Since its inception, Palaeontologia Electronica has tried to position itself within the world of Internet searching. PE is an academic research journal, but one whose pages are all freely accessible to academics, the public, and search engines. If we repeat Allmon’s experiment today, Googling Turritella brings up Allmon’s own editorial as the fourth hit. Putting quality research information into the public domain is increasingly important as politically motivated attacks on science, especially evolution and historical geology, mount (the University of California Museum of Paleontology and the US National Science Foundation were recently named in a lawsuit aimed at their evolution website, for example). Misinformation on these subjects dominates the Internet, a situation that could easily lead astray those people who try to use the web to come to their own informed opinions....

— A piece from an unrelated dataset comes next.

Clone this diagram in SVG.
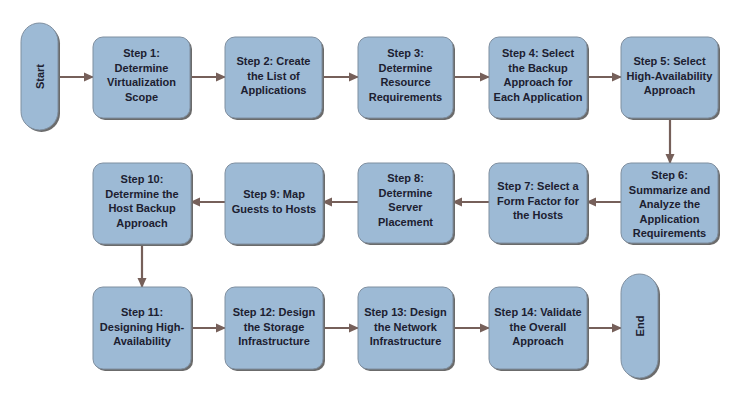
<svg xmlns="http://www.w3.org/2000/svg" width="747" height="404" viewBox="0 0 747 404">
<style>
.sh{fill:#6b6b6b}
.bx{fill:#9dbad5;stroke:#7f8fa0;stroke-width:1}
.t{font-family:"Liberation Sans",Arial,sans-serif;font-weight:bold;font-size:11px;fill:#1c2030;text-anchor:middle}
.c{stroke:#76605a;stroke-width:2.2;fill:none;marker-end:url(#ah)}
</style>
<defs>
<marker id="ah" markerWidth="10" markerHeight="10" refX="9" refY="5" orient="auto" markerUnits="userSpaceOnUse">
<path d="M0,0.5 L10,5 L0,9.5 Z" fill="#76605a"/>
</marker>
</defs>
<rect width="747" height="404" fill="#ffffff"/>
<g id="connectors">
<line class="c" x1="58" y1="77" x2="93" y2="77"/>
<line class="c" x1="191" y1="77" x2="225" y2="77"/>
<line class="c" x1="322" y1="77" x2="358" y2="77"/>
<line class="c" x1="453" y1="77" x2="489" y2="77"/>
<line class="c" x1="587" y1="77" x2="621" y2="77"/>
<line class="c" x1="670" y1="118" x2="670" y2="163"/>
<line class="c" x1="621" y1="202" x2="587" y2="202"/>
<line class="c" x1="489" y1="202" x2="453" y2="202"/>
<line class="c" x1="358" y1="202" x2="323" y2="202"/>
<line class="c" x1="225" y1="202" x2="191" y2="202"/>
<line class="c" x1="142" y1="244" x2="142" y2="287"/>
<line class="c" x1="191" y1="328" x2="225" y2="328"/>
<line class="c" x1="323" y1="328" x2="358" y2="328"/>
<line class="c" x1="453" y1="328" x2="489" y2="328"/>
<line class="c" x1="587" y1="328" x2="621" y2="328"/>
</g>
<g id="start">
<rect class="sh" x="23" y="25" width="37" height="107" rx="18.5"/>
<rect class="bx" x="21" y="23" width="37" height="107" rx="18.5"/>
<text class="t" transform="translate(43.5,76.5) rotate(-90)">Start</text>
</g>
<g id="step1">
<rect class="sh" x="95" y="39" width="97" height="81" rx="10"/>
<rect class="bx" x="93" y="37" width="97" height="81" rx="10"/>
<text class="t" x="141.5" y="57">Step 1:</text>
<text class="t" x="141.5" y="71.5">Determine</text>
<text class="t" x="141.5" y="86">Virtualization</text>
<text class="t" x="141.5" y="100.5">Scope</text>
</g>
<g id="step2">
<rect class="sh" x="227" y="39" width="97" height="81" rx="10"/>
<rect class="bx" x="225" y="37" width="97" height="81" rx="10"/>
<text class="t" x="273.5" y="65">Step 2: Create</text>
<text class="t" x="273.5" y="79.5">the List of</text>
<text class="t" x="273.5" y="94">Applications</text>
</g>
<g id="step3">
<rect class="sh" x="360" y="39" width="95" height="81" rx="10"/>
<rect class="bx" x="358" y="37" width="95" height="81" rx="10"/>
<text class="t" x="405.5" y="57">Step 3:</text>
<text class="t" x="405.5" y="71.5">Determine</text>
<text class="t" x="405.5" y="86">Resource</text>
<text class="t" x="405.5" y="100.5">Requirements</text>
</g>
<g id="step4">
<rect class="sh" x="491" y="39" width="98" height="81" rx="10"/>
<rect class="bx" x="489" y="37" width="98" height="81" rx="10"/>
<text class="t" x="538" y="57">Step 4: Select</text>
<text class="t" x="538" y="71.5">the Backup</text>
<text class="t" x="538" y="86">Approach for</text>
<text class="t" x="538" y="100.5">Each Application</text>
</g>
<g id="step5">
<rect class="sh" x="623" y="39" width="97" height="81" rx="10"/>
<rect class="bx" x="621" y="37" width="97" height="81" rx="10"/>
<text class="t" x="669.5" y="65">Step 5: Select</text>
<text class="t" x="669.5" y="79.5">High-Availability</text>
<text class="t" x="669.5" y="94">Approach</text>
</g>
<g id="step6">
<rect class="sh" x="623" y="165" width="97" height="80" rx="10"/>
<rect class="bx" x="621" y="163" width="97" height="80" rx="10"/>
<text class="t" x="669.5" y="179">Step 6:</text>
<text class="t" x="669.5" y="193.5">Summarize and</text>
<text class="t" x="669.5" y="208">Analyze the</text>
<text class="t" x="669.5" y="222.5">Application</text>
<text class="t" x="669.5" y="237">Requirements</text>
</g>
<g id="step7">
<rect class="sh" x="491" y="165" width="98" height="80" rx="10"/>
<rect class="bx" x="489" y="163" width="98" height="80" rx="10"/>
<text class="t" x="538" y="190">Step 7: Select a</text>
<text class="t" x="538" y="204.5">Form Factor for</text>
<text class="t" x="538" y="219">the Hosts</text>
</g>
<g id="step8">
<rect class="sh" x="360" y="165" width="95" height="80" rx="10"/>
<rect class="bx" x="358" y="163" width="95" height="80" rx="10"/>
<text class="t" x="405.5" y="182">Step 8:</text>
<text class="t" x="405.5" y="196.5">Determine</text>
<text class="t" x="405.5" y="211">Server</text>
<text class="t" x="405.5" y="225.5">Placement</text>
</g>
<g id="step9">
<rect class="sh" x="227" y="165" width="98" height="81" rx="10"/>
<rect class="bx" x="225" y="163" width="98" height="81" rx="10"/>
<text class="t" x="274" y="198">Step 9: Map</text>
<text class="t" x="274" y="212.5">Guests to Hosts</text>
</g>
<g id="step10">
<rect class="sh" x="95" y="165" width="98" height="81" rx="10"/>
<rect class="bx" x="93" y="163" width="98" height="81" rx="10"/>
<text class="t" x="142" y="183">Step 10:</text>
<text class="t" x="142" y="197.5">Determine the</text>
<text class="t" x="142" y="212">Host Backup</text>
<text class="t" x="142" y="226.5">Approach</text>
</g>
<g id="step11">
<rect class="sh" x="95" y="289" width="98" height="82" rx="10"/>
<rect class="bx" x="93" y="287" width="98" height="82" rx="10"/>
<text class="t" x="142" y="316">Step 11:</text>
<text class="t" x="142" y="330.5">Designing High-</text>
<text class="t" x="142" y="345">Availability</text>
</g>
<g id="step12">
<rect class="sh" x="227" y="289" width="98" height="82" rx="10"/>
<rect class="bx" x="225" y="287" width="98" height="82" rx="10"/>
<text class="t" x="274" y="316">Step 12: Design</text>
<text class="t" x="274" y="330.5">the Storage</text>
<text class="t" x="274" y="345">Infrastructure</text>
</g>
<g id="step13">
<rect class="sh" x="360" y="289" width="95" height="82" rx="10"/>
<rect class="bx" x="358" y="287" width="95" height="82" rx="10"/>
<text class="t" x="405.5" y="316">Step 13: Design</text>
<text class="t" x="405.5" y="330.5">the Network</text>
<text class="t" x="405.5" y="345">Infrastructure</text>
</g>
<g id="step14">
<rect class="sh" x="491" y="289" width="98" height="82" rx="10"/>
<rect class="bx" x="489" y="287" width="98" height="82" rx="10"/>
<text class="t" x="538" y="316">Step 14: Validate</text>
<text class="t" x="538" y="330.5">the Overall</text>
<text class="t" x="538" y="345">Approach</text>
</g>
<g id="end">
<rect class="sh" x="623" y="276" width="37" height="104" rx="18.5"/>
<rect class="bx" x="621" y="274" width="37" height="104" rx="18.5"/>
<text class="t" transform="translate(643.5,326) rotate(-90)">End</text>
</g>
</svg>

[Y]oung researchers are increasingly conscious of impact factors when choosing where to submit their papers. This is bad news for the field of paleontology. In order to have an impact factor, much less a high one, a journal must first be indexed by ISI. In 2004, only thirty-two paleontology journals, in the broadest sense, were indexed by ISI....In 1992, vertebrate paleontology papers were published in 244 journals, of which only 37, or 15% are now indexed by ISI....85% of paleontology journals are not indexed and do not have impact factors, forcing them into second-tier status as venues for publishing new work. Irregularly appearing publications, such as monograph series, also have no official impact factor, although monographs would frequently count as citation classics had they been indexed. The many publication series that do not have ISI impact factors are having increasing difficulty getting quality submissions, while the manuscript backlog in journals with impact factors has been growing phenomenally. This situation has at least three negative effects on the field: it is more difficult to get work published in “quality” journals (i.e., those with impact factors), thus decreasing the apparent productivity of individual paleontologists; it causes non-indexed journals to fail because of lack of submissions or subscriptions, thus further reducing the number of possible venues for publishing paleontology and potentially concentrating those that remain in the hands of commercial publishers rather than professional academic societies; and it decreases the total volume of paleontology papers published and the length of time between submission and publication, which has a negative effect on the impact factors of those paleontology journals that are indexed....[T]he vast majority of citations to paleontological work are not considered by ISI in their calculation of impact factors for paleo journals. All things being equal, we can expect from these statistics that paleo impact factors would increase dramatically if all of our journals were considered.